- Nickname: Die Löwen (The Lions)
- City: Winterthur, Switzerland
- League: MyHockey League
- Founded: 1929
- Home arena: Zielbau Arena
- General manager: Urban Leimbacher
- Head coach: Michel Zeiter
- Captain: Reto Kobach
- Affiliates: SC Rapperswil-Jona Lakers
- Website: ehc-winterthur.ch

Franchise history
- 1929–1963: EHC Winterthur
- 1963–1980: Rot-Wiess Winterthur
- 1980–present: EHC Winterthur

= EHC Winterthur =

EHC Winterthur is a Swiss amateur ice hockey team who play in Winterthur in the canton of Zürich. They will play in the MyHockey League (MyHL) since the 2026–27 season, the third tier of the main ice hockey leagues in Switzerland, behind the Swiss League.

==History==
EHC Winterthur was founded in 1929 and remained as an amateur club in the Swiss Regio Leagues until earning promotion to the National League B for the first time in 1961, where Winterthur remained for two seasons before leaving. After relegation from the NLB, the club was merged with the second Winterthur club, EHC Veltheim, to form Rot-Wiess Winterthur on May 30, 1963. As a result, 1963 is also referenced as the club's foundation year.

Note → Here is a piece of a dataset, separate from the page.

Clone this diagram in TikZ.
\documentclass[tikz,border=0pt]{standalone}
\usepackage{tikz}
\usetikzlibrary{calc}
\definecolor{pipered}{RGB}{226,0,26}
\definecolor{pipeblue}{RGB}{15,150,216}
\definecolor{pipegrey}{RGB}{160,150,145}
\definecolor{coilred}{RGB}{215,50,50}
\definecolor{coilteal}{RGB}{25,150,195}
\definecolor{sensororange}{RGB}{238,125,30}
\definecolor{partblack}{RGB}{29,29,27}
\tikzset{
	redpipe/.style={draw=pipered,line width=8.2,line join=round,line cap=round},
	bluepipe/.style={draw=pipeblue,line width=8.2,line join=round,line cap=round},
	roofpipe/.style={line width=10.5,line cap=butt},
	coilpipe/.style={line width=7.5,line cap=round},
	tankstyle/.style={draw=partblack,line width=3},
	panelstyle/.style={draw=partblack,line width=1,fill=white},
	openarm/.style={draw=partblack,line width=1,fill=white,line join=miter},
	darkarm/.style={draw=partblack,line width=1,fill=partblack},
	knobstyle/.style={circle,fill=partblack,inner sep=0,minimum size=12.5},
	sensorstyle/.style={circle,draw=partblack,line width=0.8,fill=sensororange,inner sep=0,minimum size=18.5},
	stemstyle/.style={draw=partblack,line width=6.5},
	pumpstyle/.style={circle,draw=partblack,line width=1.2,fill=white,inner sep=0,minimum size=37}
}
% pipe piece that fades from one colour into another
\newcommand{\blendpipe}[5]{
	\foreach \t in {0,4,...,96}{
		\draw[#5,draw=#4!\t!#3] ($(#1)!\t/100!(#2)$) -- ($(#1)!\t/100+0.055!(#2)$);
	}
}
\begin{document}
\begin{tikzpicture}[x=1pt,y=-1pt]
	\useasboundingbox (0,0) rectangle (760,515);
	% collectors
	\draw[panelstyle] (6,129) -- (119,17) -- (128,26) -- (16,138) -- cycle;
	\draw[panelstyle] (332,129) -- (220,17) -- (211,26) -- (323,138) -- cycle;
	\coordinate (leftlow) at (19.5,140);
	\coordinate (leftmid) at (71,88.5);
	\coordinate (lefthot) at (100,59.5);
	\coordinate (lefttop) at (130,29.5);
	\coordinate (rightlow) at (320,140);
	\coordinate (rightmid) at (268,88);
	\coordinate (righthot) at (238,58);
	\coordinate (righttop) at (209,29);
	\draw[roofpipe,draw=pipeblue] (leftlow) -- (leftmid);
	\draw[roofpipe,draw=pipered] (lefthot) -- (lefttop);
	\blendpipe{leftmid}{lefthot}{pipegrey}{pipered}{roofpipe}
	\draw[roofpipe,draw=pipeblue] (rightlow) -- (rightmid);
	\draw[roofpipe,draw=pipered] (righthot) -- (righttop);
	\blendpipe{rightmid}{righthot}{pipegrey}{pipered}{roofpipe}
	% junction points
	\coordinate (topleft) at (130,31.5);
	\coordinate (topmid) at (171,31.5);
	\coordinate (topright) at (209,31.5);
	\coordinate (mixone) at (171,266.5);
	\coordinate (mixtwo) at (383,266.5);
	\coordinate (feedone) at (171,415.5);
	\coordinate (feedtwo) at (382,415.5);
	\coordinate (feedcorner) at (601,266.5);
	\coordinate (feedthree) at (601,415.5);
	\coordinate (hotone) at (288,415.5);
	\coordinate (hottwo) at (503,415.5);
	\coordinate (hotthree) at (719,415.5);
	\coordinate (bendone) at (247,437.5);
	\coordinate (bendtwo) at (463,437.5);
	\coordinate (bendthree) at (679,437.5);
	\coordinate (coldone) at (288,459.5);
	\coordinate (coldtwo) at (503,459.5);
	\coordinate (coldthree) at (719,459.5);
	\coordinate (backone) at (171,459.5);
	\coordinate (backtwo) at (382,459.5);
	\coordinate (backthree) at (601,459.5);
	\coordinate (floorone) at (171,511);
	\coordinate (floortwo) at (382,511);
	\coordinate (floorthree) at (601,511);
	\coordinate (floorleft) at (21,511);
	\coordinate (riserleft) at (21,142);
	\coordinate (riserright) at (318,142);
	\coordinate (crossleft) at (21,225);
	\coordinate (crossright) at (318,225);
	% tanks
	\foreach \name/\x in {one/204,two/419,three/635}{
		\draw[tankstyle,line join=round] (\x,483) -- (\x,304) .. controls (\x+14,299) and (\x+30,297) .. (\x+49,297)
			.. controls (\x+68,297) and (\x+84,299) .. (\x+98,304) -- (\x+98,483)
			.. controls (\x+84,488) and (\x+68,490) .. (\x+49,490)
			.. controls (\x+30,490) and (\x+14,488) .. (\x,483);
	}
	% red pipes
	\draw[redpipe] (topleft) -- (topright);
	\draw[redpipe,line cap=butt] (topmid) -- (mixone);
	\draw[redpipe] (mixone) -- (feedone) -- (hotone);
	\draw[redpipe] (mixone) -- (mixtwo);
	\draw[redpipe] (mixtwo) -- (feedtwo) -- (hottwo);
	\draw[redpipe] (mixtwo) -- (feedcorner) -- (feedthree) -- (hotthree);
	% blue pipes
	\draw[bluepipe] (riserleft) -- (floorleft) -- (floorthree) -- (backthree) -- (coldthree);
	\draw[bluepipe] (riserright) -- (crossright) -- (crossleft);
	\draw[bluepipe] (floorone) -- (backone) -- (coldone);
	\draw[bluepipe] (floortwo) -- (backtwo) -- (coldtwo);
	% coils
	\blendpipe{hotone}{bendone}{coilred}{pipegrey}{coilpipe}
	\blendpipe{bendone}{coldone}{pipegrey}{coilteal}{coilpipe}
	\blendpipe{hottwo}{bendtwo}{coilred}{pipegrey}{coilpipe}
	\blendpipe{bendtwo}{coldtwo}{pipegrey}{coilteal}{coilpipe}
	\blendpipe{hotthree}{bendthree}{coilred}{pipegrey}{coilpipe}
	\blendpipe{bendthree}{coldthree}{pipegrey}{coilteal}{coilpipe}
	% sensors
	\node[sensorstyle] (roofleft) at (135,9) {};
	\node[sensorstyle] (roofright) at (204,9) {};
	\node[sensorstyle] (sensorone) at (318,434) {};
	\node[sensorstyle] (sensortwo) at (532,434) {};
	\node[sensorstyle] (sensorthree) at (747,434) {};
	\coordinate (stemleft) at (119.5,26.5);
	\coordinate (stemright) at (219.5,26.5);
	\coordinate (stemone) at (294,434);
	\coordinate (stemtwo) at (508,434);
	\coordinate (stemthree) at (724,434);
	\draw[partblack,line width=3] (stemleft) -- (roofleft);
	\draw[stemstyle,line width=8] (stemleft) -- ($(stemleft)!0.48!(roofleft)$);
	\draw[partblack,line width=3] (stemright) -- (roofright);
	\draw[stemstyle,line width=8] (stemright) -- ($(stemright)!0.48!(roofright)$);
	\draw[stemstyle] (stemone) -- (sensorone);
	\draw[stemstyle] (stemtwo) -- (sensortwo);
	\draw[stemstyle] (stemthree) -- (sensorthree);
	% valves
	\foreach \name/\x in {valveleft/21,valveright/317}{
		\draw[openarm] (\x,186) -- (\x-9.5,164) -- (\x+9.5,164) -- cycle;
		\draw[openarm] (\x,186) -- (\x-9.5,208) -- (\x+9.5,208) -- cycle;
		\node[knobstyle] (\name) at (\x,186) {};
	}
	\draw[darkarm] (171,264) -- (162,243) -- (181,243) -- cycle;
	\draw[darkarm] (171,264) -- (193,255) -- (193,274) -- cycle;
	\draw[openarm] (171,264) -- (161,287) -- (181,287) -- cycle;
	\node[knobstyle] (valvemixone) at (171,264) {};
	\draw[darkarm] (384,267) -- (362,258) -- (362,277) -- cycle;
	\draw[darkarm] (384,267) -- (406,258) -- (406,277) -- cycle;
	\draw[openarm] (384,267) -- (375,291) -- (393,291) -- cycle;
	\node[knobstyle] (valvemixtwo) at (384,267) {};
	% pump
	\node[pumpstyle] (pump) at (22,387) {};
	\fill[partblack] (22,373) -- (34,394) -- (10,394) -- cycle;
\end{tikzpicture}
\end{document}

Rot-Wiess played the following 6 years in the lower leagues before playing a lone season in the NLB in 1969. On April 22, 1980 the club returned to its original name as EHC Winterthur. In the 2009–10 season, EHC Winterthur won the Swiss amateur champion title, but due to lack of financial backing opted not to participate in the NLB.

EHC continued to play between the Regio leagues again earning claiming the Swiss amateur championship at the end of the 2014–15 season, defeating the like of EHC Wiki-Münsingen and HC Sion-Nendaz.

Applying for promotion to the NLB, Winterthur gained its green card with increased financial power and solidified its position within the league through the 2015–16 season.